September 15, 1987|From United Press International

SAN FRANCISCO — A federal appeals court ruled Monday that a regional telephone company may bar a Phoenix business from using its 976 dial-a-message network for sexual entertainment messages.

"The essential question before us is whether a regional telephone company, despite its public utility status, may refuse to carry smut on its dial-a-message network," U.S. 9th Circuit Court of Appeals Judge Joseph T. Sneed said in reversing a lower court decision.

Strongly Adverse Letters

"The district court concluded that it may not. We disagree and therefore vacate the injunction."

Carlin Communications Inc. had its message service terminated by Mountain States Tel. & Tel. Co. (Mountain Bell) in 1985 after the telephone company received strongly adverse letters concerning the sexual messages.

Among the objections to the messages were school officials who complained about children calling Carlin's number, as well as newspaper editorials criticizing Mountain Bell for profiting from such entertainment.

A deputy county attorney of Maricopa County, Ariz., also wrote to Mountain Bell threatening to prosecute if the company continued to provide 976 lines to Carlin, contending that the service violated an Arizona law prohibiting the distribution of sexually explicit material to minors.

Soon after barring Carlin's messages, Mountain Bell adopted a policy refusing 976 service to any company offering sexual entertainment messages.

Carlin sued Mountain Bell, asserting First Amendment rights and Arizona public utility laws. The district court granted summary judgment for Carlin on both grounds, ordering the telephone company to restore Carlin's 976 service.

But the federal appeals court reversed the district court ruling.
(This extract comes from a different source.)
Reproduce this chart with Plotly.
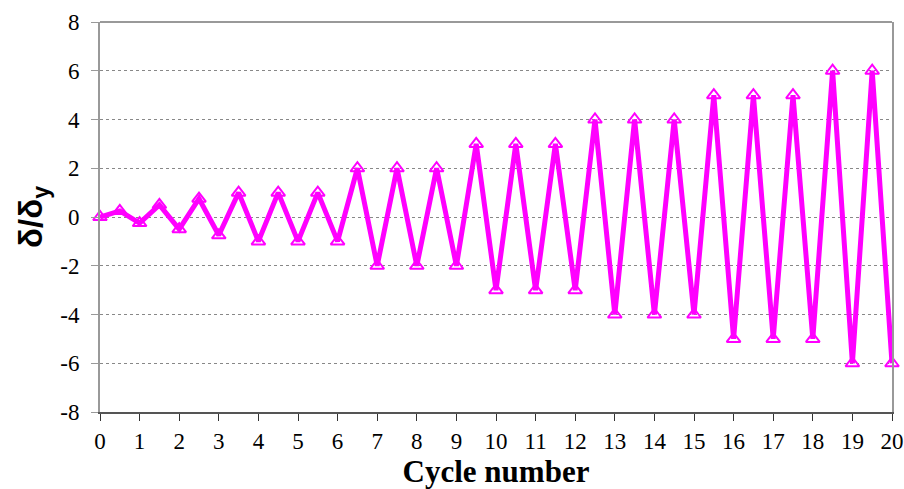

"Mountain Bell permissibly exercised its judgment here," Sneed wrote for the majority.

"It did not single Carlin out for adverse treatment, but excluded all adult entertainment messages from the 976 network. This policy is clearly consonant with Arizona public policy, which prohibits the distribution of sexually explicit material to minors."

Sneed noted that the initial termination of Carlin by Mountain Bell was an unconstitutional state action but that the following ban on all sexual messages was not.